I also continued to pray about the leading, continually, and to wait for confirmation before taking each step. This is not something I always do, and I think I sometimes might have a tendency or out-run my Inner Guide. Part of my discipline in this event, however, has been to go no further than guided by Spirit.

I am forced to admit that God was right again. There were times along the way that weren't as easy and pleasant as I anticipated, and events took a few twists and turns that underscored the wisdom of my care and attention to this seemingly simple and pleasant activity. I needed my Guide on this trip, and I needed to be on the trip to do work that needs to be done.

And perhaps I also needed to know that sometimes God calls us to go with our strengths, to refresh our spirits, and to do what we love.

13 May 2008

Baptism in the Spirit

At the rise of worship on Sunday, a Quaker elder I admire greatly asked to speak with me for a few minutes.

"At the Worship & Ministry meeting, you spoke of being born again," she started, "What did you mean by that? Did you mean that you had been born again at some time in the past and renounced it? Or did you mean that you're still born again?"
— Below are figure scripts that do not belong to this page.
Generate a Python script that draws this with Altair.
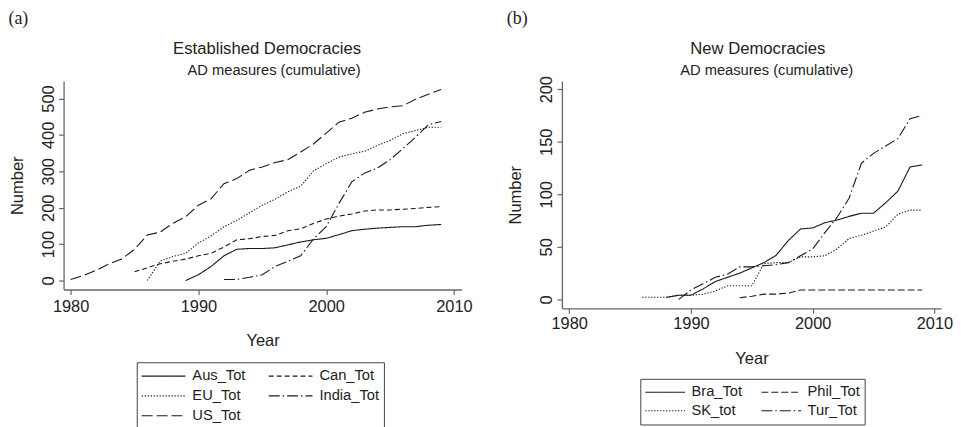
import altair as alt
import pandas as pd

# ---------------- data ----------------
# Panel (a): Established Democracies
aus_years = list(range(1989, 2010))
aus_vals = [0, 16, 39, 68, 86, 88, 88, 90, 98, 106, 112, 116, 126, 137, 141, 144, 146, 148, 148, 152, 154]
can_years = list(range(1985, 2010))
can_vals = [24, 35, 46, 53, 59, 68, 75, 92, 112, 115, 121, 124, 137, 142, 157, 169, 177, 183, 191, 194, 194, 196, 198, 201, 203]
eu_years = list(range(1986, 2010))
eu_vals = [0, 53, 66, 75, 103, 123, 148, 165, 186, 207, 223, 244, 259, 301, 321, 339, 348, 355, 371, 385, 403, 412, 421, 421]
india_years = list(range(1992, 2010))
india_vals = [3, 3, 9, 16, 39, 53, 68, 114, 148, 212, 271, 295, 309, 332, 362, 394, 428, 437]
us_years = list(range(1980, 2010))
us_vals = [3, 14, 28, 46, 59, 86, 125, 133, 157, 175, 207, 225, 266, 280, 303, 312, 324, 332, 353, 375, 405, 435, 446, 462, 471, 477, 480, 498, 512, 525]

# Panel (b): New Democracies
bra_years = list(range(1988, 2010))
bra_vals = [2, 4, 4, 10, 17, 21, 25, 30, 35, 42, 56, 67, 68, 73, 75.5, 79, 82, 82, 92, 103, 126, 128]
phil_years = list(range(1994, 2010))
phil_vals = [1.6, 3, 5, 5, 6, 9, 9, 9, 9, 9, 9, 9, 9, 9, 9, 9]
sk_years = list(range(1986, 2010))
sk_vals = [2, 2, 2, 4, 4, 5, 8, 13, 13, 13, 34, 35, 35, 40.5, 40.5, 41.5, 48, 58, 61, 65, 69, 81, 85, 85]
tur_years = list(range(1989, 2010))
tur_vals = [0, 9, 15, 21, 24, 31, 31, 32, 33, 35, 41.5, 48, 63.5, 78, 96.5, 129.5, 139, 146, 153, 172, 175]

# legend order (entries fill the first column, then the second)
left_series = ["Aus_Tot", "EU_Tot", "US_Tot", "Can_Tot", "India_Tot"]
right_series = ["Bra_Tot", "SK_tot", "Phil_Tot", "Tur_Tot"]

x_ticks = [1980, 1990, 2000, 2010]
left_y_ticks = [0, 100, 200, 300, 400, 500]
right_y_ticks = [0, 50, 100, 150, 200]

left_title = ["Established Democracies"]
right_title = ["New Democracies"]
subtitle = ["AD measures (cumulative)"]
panel_labels = ["(a)", "(b)"]


def frame(pairs):
    rows = []
    for name, yrs, vals in pairs:
        for yr, v in zip(yrs, vals):
            rows.append({"series": name, "year": yr, "value": v})
    return pd.DataFrame(rows)


left_df = frame([
    ("Aus_Tot", aus_years, aus_vals),
    ("Can_Tot", can_years, can_vals),
    ("EU_Tot", eu_years, eu_vals),
    ("India_Tot", india_years, india_vals),
    ("US_Tot", us_years, us_vals),
])
right_df = frame([
    ("Bra_Tot", bra_years, bra_vals),
    ("Phil_Tot", phil_years, phil_vals),
    ("SK_tot", sk_years, sk_vals),
    ("Tur_Tot", tur_years, tur_vals),
])

SANS = "Liberation Sans"
SERIF = "Liberation Serif"
INK = "#1a1a1a"
TXT = "#222222"
AXC = "#666666"

SOLID = [1, 0]
DASH = [5, 3]
DOT = [1.3, 1.7]
DASHDOT = [11, 3, 1.5, 3]
LONGDASH = [11, 4]


def panel(df, series, dashes, xdom, ydom, yticks, w, h, title, title_dx, sub_dx,
          label, year_y, xlab_pad, legend_x, legend_y, sym_len, lab_off, col_pad, clip_h):
    lines = alt.Chart(df).mark_line(color=INK, strokeWidth=1.1).encode(
        x=alt.X("year:Q",
                scale=alt.Scale(domain=xdom, nice=False, zero=False),
                axis=alt.Axis(values=x_ticks, format="d", title="Year",
                              labelPadding=xlab_pad,
                              titleX=w / 2, titleY=year_y, titleBaseline="middle",
                              titleAlign="center")),
        y=alt.Y("value:Q",
                scale=alt.Scale(domain=ydom, nice=False, zero=False),
                axis=alt.Axis(values=yticks, format="d", title="Number",
                              labelAngle=270, labelAlign="center", labelBaseline="bottom",
                              labelPadding=2,
                              titleAngle=270, titleX=-46.3, titleY=h / 2,
                              titleAlign="center", titleBaseline="middle")),
        strokeDash=alt.StrokeDash(
            "series:N",
            scale=alt.Scale(domain=series, range=dashes),
            legend=alt.Legend(title=None, orient="none", legendX=legend_x, legendY=legend_y,
                              columns=2, symbolType="stroke", symbolSize=sym_len * sym_len,
                              symbolStrokeWidth=1.1, symbolStrokeColor=INK,
                              clipHeight=clip_h, labelFont=SANS, labelFontSize=14.8,
                              labelColor=TXT, labelOffset=lab_off, columnPadding=col_pad,
                              rowPadding=0, padding=4, strokeColor="#444444",
                              fillColor="white"),
        ),
    )
    t1 = alt.Chart(pd.DataFrame({"t": title})).mark_text(
        font=SANS, fontSize=16.8, color=TXT, align="center", baseline="middle"
    ).encode(x=alt.value(title_dx), y=alt.value(-32), text="t:N")
    t2 = alt.Chart(pd.DataFrame({"t": subtitle})).mark_text(
        font=SANS, fontSize=14.8, color=TXT, align="center", baseline="middle"
    ).encode(x=alt.value(sub_dx), y=alt.value(-10), text="t:N")
    t3 = alt.Chart(pd.DataFrame({"t": [label]})).mark_text(
        font=SERIF, fontSize=18, color=TXT, align="left", baseline="middle"
    ).encode(x=alt.value(-55.5), y=alt.value(-62.5), text="t:N")
    return alt.layer(lines, t1, t2, t3).properties(width=w, height=h)


left = panel(left_df, left_series, [SOLID, DOT, LONGDASH, DASH, DASHDOT],
             [1979.45, 2010.6], [-24.5, 548], left_y_ticks, 401, 210,
             left_title, 205, 212, panel_labels[0], 51.7, 4,
             73.7, 283.3, 44, 6, 22, 19.7)
right = panel(right_df, right_series, [SOLID, DOT, [7, 3], DASHDOT],
              [1979.4, 2010.55], [-8.5, 207.8], right_y_ticks, 382, 229,
              right_title, 197.3, 206.3, panel_labels[1], 50.3, 2,
              79, 300, 40, 5.5, 18, 18.4)

chart = alt.hconcat(left, right, spacing=34).resolve_scale(
    strokeDash="independent"
).resolve_legend(
    strokeDash="independent"
).properties(
    padding=0
).configure_view(
    strokeWidth=0
).configure_axis(
    grid=False,
    labelFont=SANS, labelFontSize=16.5, labelColor=TXT,
    titleFont=SANS, titleFontSize=16.6, titleColor=TXT, titleFontWeight="normal",
    tickSize=5, tickColor=AXC, domainColor=AXC, domainWidth=1.3, tickWidth=1.2,
)

chart.save("out.html", embed_options={"renderer": "svg", "actions": False})
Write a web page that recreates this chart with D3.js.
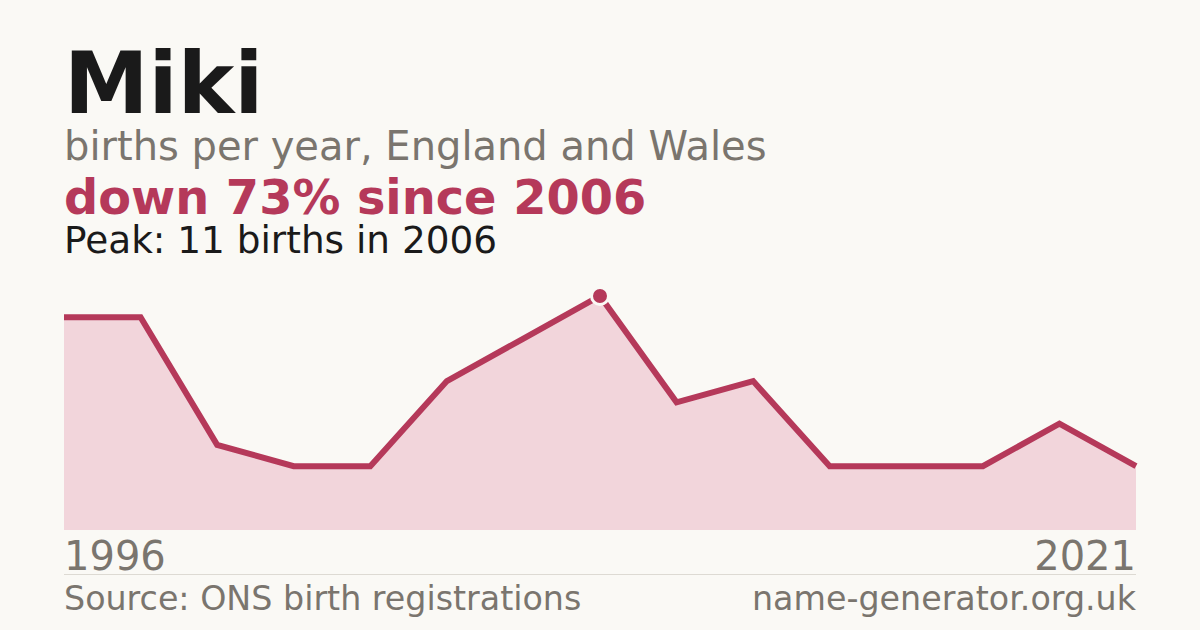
<!DOCTYPE html>
<html>
<head>
<meta charset="utf-8" />
<title>Miki</title>
<script src="https://cdn.jsdelivr.net/npm/d3@7/dist/d3.min.js"></script>
<style>
html,body{margin:0;padding:0;background:#faf9f5;}
svg{display:block;}
text{font-family:"DejaVu Sans",sans-serif;}
</style>
</head>
<body>
<svg id="chart" width="1200" height="630"></svg>
<script>
// years shown on the x axis (only years with registered births)
var years = [1996,1997,1999,2000,2001,2003,2004,2006,2008,2009,2012,2014,2016,2019,2021];
// births per year
var births = [10,10,4,3,3,7,9,11,6,7,3,3,3,5,3];
var peakYear = 2006;

var W = 1200, H = 630;
var mLeft = 64, mRight = 1136, mTop = 296, mBottom = 530;
var red = "#b5395a", pink = "#f2d5db", grey = "#7a756e";

var svg = d3.select("#chart");
svg.append("rect").attr("width",W).attr("height",H).attr("fill","#faf9f5");

var x = d3.scalePoint().domain(years).range([mLeft,mRight]);
var y = d3.scaleLinear().domain([0,d3.max(births)]).range([mBottom,mTop]);

var rows = years.map(function(d,i){ return {year:d, n:births[i]}; });

// titles
svg.append("text").attr("x",64).attr("y",113)
	.style("font-size","85px").style("font-weight","bold").attr("fill","#1a1a1a")
	.text("Miki");
svg.append("text").attr("x",64).attr("y",160)
	.style("font-size","40px").attr("fill",grey)
	.text("births per year, England and Wales");
var peak = rows[years.indexOf(peakYear)];
var last = rows[rows.length-1];
var pct = Math.round((1-last.n/peak.n)*100);
svg.append("text").attr("x",64).attr("y",214)
	.style("font-size","47.8px").style("font-weight","bold").attr("fill",red)
	.text("down "+pct+"% since "+peakYear);
svg.append("text").attr("x",64).attr("y",253)
	.style("font-size","37.4px").attr("fill","#1a1a1a")
	.text("Peak: "+peak.n+" births in "+peakYear);

// area + line
var area = d3.area().x(function(d){return x(d.year);}).y0(y(0)).y1(function(d){return y(d.n);});
var line = d3.line().x(function(d){return x(d.year);}).y(function(d){return y(d.n);});
svg.append("path").datum(rows).attr("d",area).attr("fill",pink);
svg.append("path").datum(rows).attr("d",line)
	.attr("fill","none").attr("stroke",red).attr("stroke-width",6).attr("stroke-linejoin","miter");

// peak marker
svg.append("circle").attr("cx",x(peak.year)).attr("cy",y(peak.n)).attr("r",8.5)
	.attr("fill",red).attr("stroke","#faf9f5").attr("stroke-width",3);

// year labels
svg.append("text").attr("x",mLeft).attr("y",570)
	.style("font-size","40px").attr("fill",grey).text(years[0]);
svg.append("text").attr("x",mRight).attr("y",570).attr("text-anchor","end")
	.style("font-size","40px").attr("fill",grey).text(years[years.length-1]);

// rule + footer
svg.append("line").attr("x1",mLeft).attr("x2",mRight).attr("y1",574.5).attr("y2",574.5)
	.attr("stroke","#dddad3").attr("stroke-width",1);
svg.append("text").attr("x",mLeft).attr("y",610)
	.style("font-size","33.3px").attr("fill",grey).text("Source: ONS birth registrations");
svg.append("text").attr("x",mRight).attr("y",610).attr("text-anchor","end")
	.style("font-size","33.3px").attr("fill",grey).text("name-generator.org.uk");
</script>
</body>
</html>
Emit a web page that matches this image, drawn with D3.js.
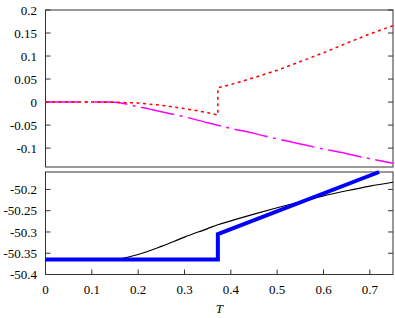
<!DOCTYPE html>
<html>
  <head>
    <meta charset="utf-8">
    <script src="https://d3js.org/d3.v7.min.js"></script>
    <style>
      body { margin: 0; background: #fff; }
    </style>
  </head>
  <body>
    <script type="text/javascript">
      // top panel: red dotted (with jump) and magenta dash-dot
      var redT   = [0, 0.05, 0.1, 0.15, 0.2, 0.25, 0.3, 0.35, 0.372, 0.372, 0.4, 0.45, 0.5, 0.55, 0.6, 0.65, 0.7, 0.75];
      var redV   = [0, 0, 0, -0.0005, -0.002, -0.007, -0.014, -0.023, -0.028, 0.031, 0.038, 0.053, 0.069, 0.088, 0.107, 0.128, 0.148, 0.166];
      var magT   = [0, 0.05, 0.1, 0.14, 0.2, 0.25, 0.3, 0.35, 0.4, 0.45, 0.5, 0.55, 0.6, 0.65, 0.7, 0.75];
      var magV   = [0, 0, 0, 0, -0.010, -0.021, -0.032, -0.045, -0.057, -0.068, -0.080, -0.091, -0.102, -0.112, -0.123, -0.133];

      // bottom panel: thin black curve and thick blue line
      var blackT = [0, 0.05, 0.1, 0.13, 0.16, 0.2, 0.25, 0.3, 0.35, 0.372, 0.4, 0.45, 0.5, 0.55, 0.6, 0.65, 0.7, 0.75];
      var blackV = [-50.365, -50.365, -50.365, -50.365, -50.363, -50.353, -50.334, -50.312, -50.292, -50.283, -50.274, -50.258, -50.243, -50.229, -50.215, -50.203, -50.192, -50.183];
      var blueT  = [0, 0.372, 0.372, 0.72];
      var blueV  = [-50.365, -50.365, -50.305, -50.159];

      var xTicks = [0, 0.1, 0.2, 0.3, 0.4, 0.5, 0.6, 0.7];
      var topTicks = [-0.1, -0.05, 0, 0.05, 0.1, 0.15, 0.2];
      var botTicks = [-50.4, -50.35, -50.3, -50.25, -50.2];

      var W = 395, H = 318;
      var left = 45.5, right = 393;
      var top1 = 10, bot1 = 167;
      var top2 = 172, bot2 = 274.5;

      var svg = d3.select("body").append("svg")
          .attr("width", W)
          .attr("height", H);

      var x = d3.scaleLinear().domain([0, 0.75]).range([left, right]);
      var y1 = d3.scaleLinear().domain([-0.141, 0.2]).range([bot1, top1]);
      var y2 = d3.scaleLinear().domain([-50.4, -50.159]).range([bot2, top2]);

      function zip(a, b) { return a.map(function(t, i) { return [t, b[i]]; }); }
      // gnuplot style labels: plain hyphen for minus
      function fmt(d) { return String(+d.toFixed(2)); }
      function serif(sel) {
        return sel.style("font-family", "'Liberation Serif'").attr("font-size", 13).attr("fill", "#000");
      }

      function panel(y, yt, t0, b0) {
        var g = svg.append("g");
        g.append("rect")
          .attr("x", left).attr("y", t0)
          .attr("width", right - left).attr("height", b0 - t0)
          .attr("fill", "none").attr("stroke", "#333").attr("stroke-width", 1);
        // left & right inward ticks
        g.selectAll(".yl").data(yt).enter().append("line")
          .attr("x1", left).attr("x2", left + 5)
          .attr("y1", function(d) { return y(d); }).attr("y2", function(d) { return y(d); })
          .attr("stroke", "#333");
        g.selectAll(".yr").data(yt).enter().append("line")
          .attr("x1", right).attr("x2", right - 5)
          .attr("y1", function(d) { return y(d); }).attr("y2", function(d) { return y(d); })
          .attr("stroke", "#333");
        g.selectAll(".lab").data(yt).enter().append("text")
          .attr("x", left - 8.5)
          .attr("y", function(d) { return y(d); })
          .attr("dy", "0.35em")
          .attr("text-anchor", "end")
          .call(serif)
          .text(fmt);
        return g;
      }

      panel(y1, topTicks, top1, bot1);
      panel(y2, botTicks, top2, bot2);

      // x ticks on bottom panel
      svg.selectAll(".xt").data(xTicks).enter().append("line")
        .attr("x1", function(d) { return x(d); }).attr("x2", function(d) { return x(d); })
        .attr("y1", bot2).attr("y2", bot2 - 5)
        .attr("stroke", "#333");
      svg.selectAll(".xl").data(xTicks).enter().append("text")
        .attr("x", function(d) { return x(d); })
        .attr("y", 293.5)
        .attr("text-anchor", "middle")
        .call(serif)
        .text(fmt);
      svg.append("text")
        .attr("x", x(0.375)).attr("y", 313)
        .attr("text-anchor", "middle")
        .call(serif)
        .style("font-style", "italic")
        .text("T");

      var line1 = d3.line().x(function(d) { return x(d[0]); }).y(function(d) { return y1(d[1]); });
      var line2 = d3.line().x(function(d) { return x(d[0]); }).y(function(d) { return y2(d[1]); });

      svg.append("path").datum(zip(magT, magV))
        .attr("d", line1.curve(d3.curveMonotoneX))
        .attr("fill", "none").attr("stroke", "#ff00ff").attr("stroke-width", 1.5)
        .attr("stroke-dasharray", "34,5.5,3,5.5");
      svg.append("path").datum(zip(redT, redV))
        .attr("d", line1.curve(d3.curveLinear))
        .attr("fill", "none").attr("stroke", "#ff0000").attr("stroke-width", 1.5)
        .attr("stroke-dasharray", "3,3.5");

      svg.append("path").datum(zip(blackT, blackV))
        .attr("d", line2.curve(d3.curveMonotoneX))
        .attr("fill", "none").attr("stroke", "#000").attr("stroke-width", 1.2);
      svg.append("path").datum(zip(blueT, blueV))
        .attr("d", line2.curve(d3.curveLinear))
        .attr("fill", "none").attr("stroke", "#0000ff").attr("stroke-width", 4);
    </script>
  </body>
</html>
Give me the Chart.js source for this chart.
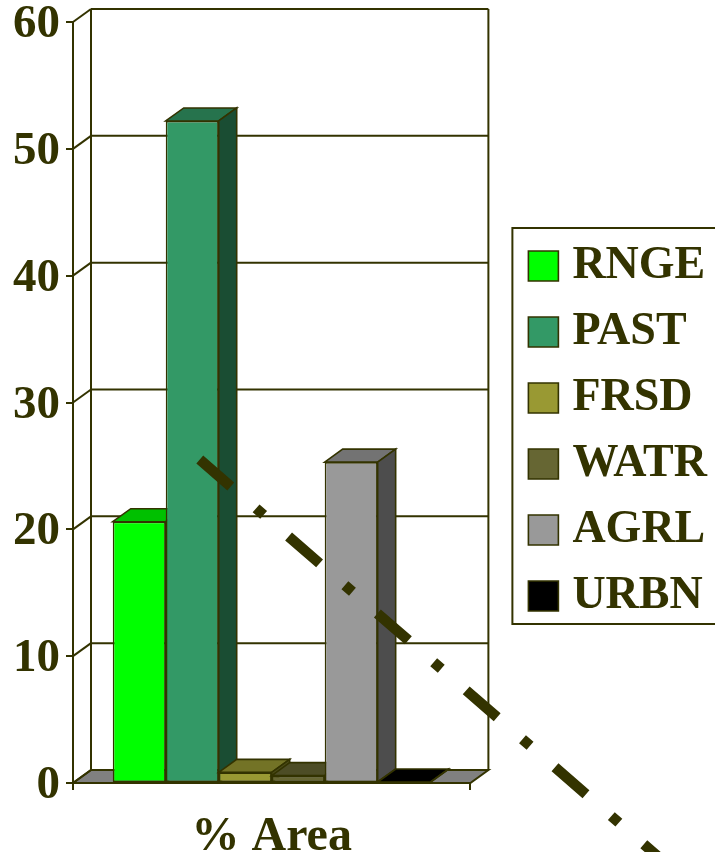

When I was 13, I came forward at an altar call at a Baptist church. The choir sang "O, Lamb of God, I come, I come" and I came to lay my life at the feet of Jesus and to welcome him into my heart as Lord and Saviour. I was baptized by immersion, and I can still remember the grave sweetness on the face of the minister who baptized me.

Had I renounced it? That experience, while not my earliest religious experience, was certainly strong. I felt God's presence deeply throughout that time, and it gave me comfort and courage through my parents' divorce and my own teenaged confusion.

I didn't stick with the Baptist church. We moved, and I joined the Unitarians and then the Pagans. I went with friends to Catholic masses, lived with members of the Hanuman Fellowship and the followers of Yogananda. I hiked extensively in the mountains. I went to Hawaii and watched Kilauea erupt from an ancient Hawaiian village now used as a campground.

Everywhere I went, I saw God. I saw the Divine in what I read and heard, in the faces of other human beings, and in the rocks and the trees and volcanoes. Wherever I went, I have carried that sense of the indwelling Spirit, of my own deep and personal connection with the Divine.

"I didn't renounce it," I said slowly, "the Spirit that moved me then is still here, in my heart. I've seen it in lots of other places since then, though, the same Spirit."

"I think, though, that it's wrong to talk of a single act of salvation. I don't think I changed for once and forever when I answered that altar call. I've come to see it as a practice, a continual need to welcome Spirit into my heart and my life, a continual process of learning to yield myself up to God's service."

I spoke then about my ongoing struggle to live my life fully in the Spirit, to live from that Spirit-led center. Not my will, but Thine. And how difficult it is to do that. And how, a lot of times, I don't want to do that, but to follow my own way.

"I'd be a much better Christian," I mused, "if I wasn't impatient."

"And proud.  And willful. And lazy."

"And sometimes, I just don't believe any of it. 'Lord, I believe. Help Thou my unbelief.'"

"But somewhere, deep within, the Spirit keeps bubbling up and renewing me and guiding me and helping me on my way."

So my faith, what I have of it, is a gift. It's not something I can claim credit for. It's not something I do.

I wonder how it happens, that baptism in the Spirit.